On Tuesday, for the fifth time this year, Kaia Sand hosted a memorial in her office.
This week, it was for a man named Brantley Field, who used to be a vendor for Street Roots, the homeless advocacy nonprofit Sand runs. Staff ordered donuts, lit candles and displayed pictures of Field in cardboard frames. Before that, the service was for a woman named Francine who liked to put on her makeup in the back room — an area that’s now been affectionately renamed “Francine’s beauty parlor.”
“If you work with people who are unhoused you end up taking on what it means to memorialize their death.” Sand said. “This is a part of our work.”
Since 2012, Multnomah County, with the assistance of Street Roots, has been using records from the medical examiner’s office to determine just how many homeless individuals die within the jurisdiction each year. This Wednesday, the county released its numbers for 2018.
The final tally is the highest ever: 92 homeless people died last year, nearly double the death toll released in 2012, when the county started keeping track.
Drugs — usually methamphetamines or opioids — and alcohol contributed to more than half of the deaths, according to the report. Ten of the people had been murdered, up from four the year prior. Nine died by suicide, the report found.
To Sand, the fact that so many deaths were connected with substances came as no surprise. At Street Roots, she said she regularly sees people medicating to bear the trauma of living on the street, often using meth to stay alert after dark.
She said she found it shocking that that so many deaths were violent, though.
“I could feel it,” she said. “People end up getting beat up in their sleep with objects. … They’re treated really badly out there.”
Paul Lewis, who has spearheaded the report for the last eight years as a health officer for the county, said this year’s death toll, like the years preceding it, is almost certainly an underestimate.
For this report, investigators combed through all the deaths in 2018 where the county’s medical examiner marked the person as homeless. They then weeded out all of the deaths where they couldn’t confirm the person’s housing status or the person seemed to be living on the streets outside of Multnomah County. Any deaths that don’t come through the medical examiner’s office go uncounted in the report.
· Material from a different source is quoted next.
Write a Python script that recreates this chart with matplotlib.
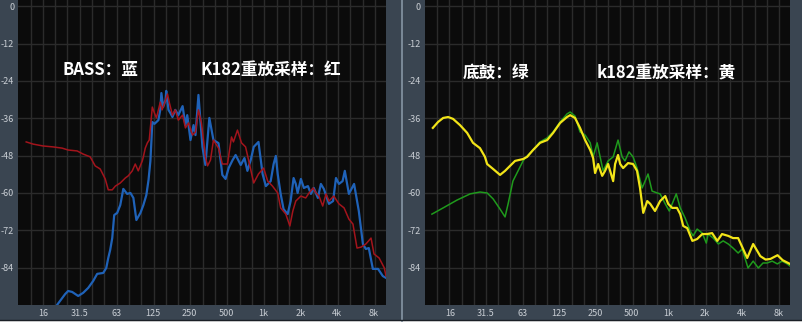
import numpy as np
import matplotlib
matplotlib.use("Agg")
import matplotlib.pyplot as plt
from matplotlib.lines import Line2D
from matplotlib.patches import Rectangle

plt.rcParams['font.family'] = ['Noto Sans CJK SC', 'DejaVu Sans']

# ---------------- datos ----------------
# panel izquierdo: BASS (azul) vs K182 (rojo)
bass_f = [20.7, 21.9, 24.1, 25.5, 27.5, 30.8, 33.8, 37.2, 40.8, 44.0, 49.3, 52.2, 54.2, 56.2,
          58.4, 60.6, 64.1, 67.9, 71.9, 77.3, 82.2, 86.9, 91.9, 99.2, 104.8, 110.8, 115.5,
          119.6, 122, 124, 129, 134, 139, 144, 147, 152, 159, 161, 168, 174, 181, 191, 202,
          219, 231, 239, 254, 269, 279, 295, 318, 336, 362, 391, 430, 462, 491, 520, 561,
          593, 653, 700, 740, 788, 833, 911, 984, 1047, 1146, 1211, 1262, 1307, 1382, 1460,
          1576, 1667, 1762, 1836, 1901, 2021, 2138, 2307, 2440, 2577, 2782, 2942, 3110,
          3425, 3700, 3908, 4131, 4424, 4613, 4980, 5490, 6000, 6480, 6850, 7240, 7810,
          8610, 9420, 10000]
bass_db = [-96, -94.7, -92.5, -91.5, -91.8, -93.1, -92.1, -90.5, -88.3, -86.0, -85.7, -84.1,
           -80.9, -78.3, -74.5, -67.1, -66.4, -63.9, -58.7, -60.3, -60.0, -61.6, -68.7, -66.4,
           -63.9, -60.7, -55.8, -49.7, -43.0, -37.2, -37.8, -37.2, -36.6, -33.3, -27.9, -32.4,
           -30.1, -27.2, -33.3, -34.3, -35.6, -33.3, -35.0, -32.1, -38.2, -35.0, -43.0, -38.2,
           -41.4, -28.5, -45.2, -51.0, -35.9, -43.0, -44.0, -54.2, -55.5, -52.0, -49.4, -47.8,
           -51.0, -48.8, -52.9, -49.4, -45.2, -43.6, -53.9, -57.8, -56.2, -50.7, -48.1, -53.9,
           -60.3, -65.2, -66.8, -62.6, -55.2, -57.1, -60.0, -55.5, -58.4, -57.8, -60.3, -58.4,
           -61.6, -57.1, -58.7, -63.5, -62.6, -55.2, -57.1, -56.2, -52.9, -60.3, -57.1, -65.8,
           -76.4, -78.0, -77.7, -84.4, -84.4, -86.7, -87.3]

k182_f = [11.6, 13.2, 15.9, 19.2, 22.8, 25.5, 30.2, 33.8, 38.6, 42.4, 46.6, 51.2, 54.2, 58.4,
          61.9, 67.9, 74.6, 78.9, 85.1, 90, 95.2, 102.7, 104.8, 108.6, 113, 117, 124, 129,
          134, 139, 144, 149, 159, 165, 171, 181, 191, 202, 219, 231, 245, 264, 279, 295,
          312, 324, 336, 350, 370, 391, 430, 462, 509, 549, 569, 614, 662, 715, 756, 833,
          911, 1004, 1084, 1186, 1307, 1382, 1523, 1643, 1737, 1836, 2021, 2213, 2356, 2542,
          2688, 2842, 3045, 3240, 3425, 3748, 4131, 4550, 4980, 5375, 5800, 6260, 6850,
          7550, 7980, 8790, 9690, 10000]
k182_db = [-43.6, -44.3, -44.9, -45.2, -45.6, -46.2, -46.5, -47.5, -48.4, -51.3, -52.3, -55.5,
           -59.0, -59.0, -57.8, -56.8, -55.2, -54.5, -52.9, -50.7, -52.9, -49.7, -48.4, -45.6,
           -43.9, -43.0, -32.4, -34.3, -35.9, -33.3, -30.8, -33.3, -30.1, -28.2, -31.1, -35.0,
           -33.3, -36.6, -35.0, -39.1, -37.5, -41.4, -40.4, -33.3, -37.5, -43.0, -48.4, -51.3,
           -49.4, -43.0, -45.6, -50.7, -50.7, -42.0, -43.6, -39.8, -43.9, -45.2, -49.4, -56.8,
           -53.9, -52.0, -56.2, -57.8, -60.0, -64.8, -66.8, -70.6, -65.8, -62.6, -61.0, -61.6,
           -60.0, -58.4, -60.0, -61.0, -64.2, -60.3, -62.6, -61.0, -63.5, -64.8, -68.4, -70.0,
           -77.7, -77.4, -76.4, -74.5, -79.6, -80.9, -84.1, -86.7]

# panel derecho: 底鼓 (verde) vs k182 (amarillo)
kick_f = [11.4, 14.1, 18.3, 23.5, 28.3, 32.4, 36.3, 41.4, 45.5, 48.2, 52.8, 58.2, 64.0, 66.4,
          77.3, 88.2, 101, 113, 129, 147, 156, 171, 188, 207, 228, 241, 260, 275, 291, 320,
          352, 386, 417, 440, 475, 513, 553, 609, 644, 681, 735, 810, 856, 943, 1018, 1099,
          1162, 1253, 1372, 1512, 1598, 1725, 1901, 2051, 2123, 2340, 2577, 2822, 3110, 3402,
          3748, 4045, 4519, 4980, 5490, 6000, 6480, 7140, 7870, 8610, 9490, 10000]
kick_db = [-66.8, -64.8, -62.3, -60.3, -59.7, -60.0, -61.9, -65.2, -67.7, -63.5, -56.2, -52.9,
           -49.7, -48.8, -46.2, -43.6, -42.3, -40.4, -37.2, -34.6, -34.0, -35.3, -40.4, -41.4,
           -43.9, -48.4, -43.9, -48.4, -52.9, -49.7, -48.4, -43.0, -48.4, -49.7, -46.8, -48.4,
           -52.0, -58.4, -56.2, -53.9, -59.4, -60.0, -60.3, -63.5, -65.8, -62.6, -60.3, -64.8,
           -68.0, -72.2, -73.8, -71.6, -72.9, -76.1, -73.2, -74.5, -76.4, -75.4, -76.4, -77.7,
           -79.3, -78.0, -84.1, -81.9, -84.1, -82.5, -82.5, -81.9, -82.8, -81.9, -82.8, -83.5]

rs_f = [11.6, 12.8, 14.1, 15.5, 17.0, 19.4, 22.2, 24.8, 28.3, 31.1, 32.4, 36.3, 41.4, 45.5,
        50.0, 55.0, 64.0, 69.1, 77.3, 88.2, 101, 113, 129, 147, 156, 171, 188, 207, 228, 241,
        250, 265, 286, 302, 320, 352, 365, 386, 402, 425, 467, 513, 553, 585, 622, 671, 710,
        777, 856, 943, 997, 1076, 1178, 1253, 1325, 1430, 1576, 1725, 1901, 2080, 2290, 2525,
        2763, 3110, 3402, 3748, 4450, 4980, 5700, 6300, 6900, 7900, 8700, 10000]
rs_db = [-39.1, -37.2, -35.9, -35.6, -36.2, -38.2, -40.7, -43.9, -45.6, -48.4, -50.7, -52.3,
         -54.2, -52.9, -51.3, -49.7, -49.1, -48.4, -46.2, -43.9, -43.0, -40.7, -37.5, -35.6,
         -35.0, -35.9, -39.1, -43.0, -46.2, -48.8, -53.6, -50.7, -54.5, -52.9, -50.7, -56.2,
         -50.7, -47.8, -50.7, -52.0, -50.4, -50.7, -52.9, -58.4, -66.4, -62.6, -63.5, -65.8,
         -62.6, -61.0, -63.5, -64.8, -64.8, -66.8, -70.6, -71.3, -75.4, -74.8, -73.2, -73.2,
         -72.9, -75.4, -73.2, -73.8, -74.5, -74.5, -80.9, -76.4, -80.3, -81.4, -81.2, -80.0,
         -81.6, -82.8]

xtick_vals = [16, 31.5, 63, 125, 250, 500, 1000, 2000, 4000, 8000]
xtick_txt = ["16", "31.5", "63", "125", "250", "500", "1k", "2k", "4k", "8k"]
ytick_vals = [0, -12, -24, -36, -48, -60, -72, -84]

# ---------------- figura ----------------
W, H = 802, 322
fig = plt.figure(figsize=(W / 100, H / 100), dpi=100)
fig.patch.set_facecolor("#3a4551")

panel_bg = "#0b0b0b"
grid_c = "#2b2b2b"
txt_c = "#c9ced4"


def setup(ax):
    ax.set_facecolor(panel_bg)
    ax.set_xscale("log")
    ax.set_xlim(10, 10000)
    ax.set_ylim(-96, 2)
    for k in range(1, 30):
        ax.axvline(10 * 2 ** (k / 3), color=grid_c, lw=1.0, zorder=0)
    for v in ytick_vals:
        ax.axhline(v, color=grid_c, lw=1.0, zorder=0)
    ax.set_xticks(xtick_vals)
    ax.set_xticklabels(xtick_txt)
    ax.xaxis.set_minor_locator(matplotlib.ticker.NullLocator())
    ax.set_yticks(ytick_vals)
    ax.set_yticklabels([str(v) for v in ytick_vals])
    ax.tick_params(length=0, colors=txt_c, labelsize=6.5, pad=3)
    for s in ax.spines.values():
        s.set_visible(False)


ax1 = fig.add_axes([18.3 / W, 17 / H, 367.7 / W, 305 / H])
ax2 = fig.add_axes([425 / W, 17 / H, 365 / W, 305 / H])
setup(ax1)
setup(ax2)

ax1.plot(k182_f, k182_db, color="#a3141c", lw=1.1, zorder=3)
ax1.plot(bass_f, bass_db, color="#1f62b8", lw=1.6, zorder=2)

ax2.plot(kick_f, kick_db, color="#1f9a1c", lw=1.1, zorder=2)
ax2.plot(rs_f, rs_db, color="#f2e418", lw=1.6, zorder=3)

# separador y bordes
fig.add_artist(Line2D([401.5 / W, 401.5 / W], [0, 1], color="#8696a5", lw=1.2))
fig.add_artist(Rectangle((0, 0), 1, 2 / H, transform=fig.transFigure,
                         color="#f0f0f0", lw=0))
fig.add_artist(Line2D([0, 1], [2.5 / H, 2.5 / H], color="#1a1f25", lw=1))

# etiquetas
kw = dict(color="white", fontsize=12, fontweight="bold", va="center", ha="left")
fig.text(62 / W, 1 - 70 / H, "BASS：蓝", **kw)
fig.text(200 / W, 1 - 70 / H, "K182重放采样：红", **kw)
fig.text(463 / W, 1 - 73 / H, "底鼓：绿", **kw)
fig.text(597 / W, 1 - 73 / H, "k182重放采样：黄", **kw)

fig.savefig("out.png", dpi=100, facecolor=fig.get_facecolor())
Lewis said 92 deaths is “the minimum number but a solid number.”
Still, he said, that the minimum number is far too high.
“There are too many, too young, and they’re preventable,” he said. “These are things in your heart, you think, this shouldn’t be happening.”
The report found people on the streets died, on average, in their 40s. Two-fifths died of what the report classifies as “accidental” causes, mainly related to drugs or alcohol. A little more than a third died of “natural” causes, often uncontrolled diabetes and complications from chronic substance use. Two died from hypothermia.
Lewis said he was struck that a third of all deaths were connected to methamphetamines. Just a few years ago, he said, heroin was the most commonly used drug.
In a statement, Andy Mendenhall, Central City Concern’s chief medical officer, warned against the dangers inherent with meth, which he said is “cheaper and more pure than ever.”
“When we’re talking about methamphetamines, you see death from a variety of causes,” he said. “Stroke, heart attack, arrhythmia. And that’s in addition to any of the traumas that result from becoming acutely psychotic. Once you’re under the influence of methamphetamines, you are no longer of sound mind.”
At least 530 people have died on the streets of Multnomah County since 2011, according to the report.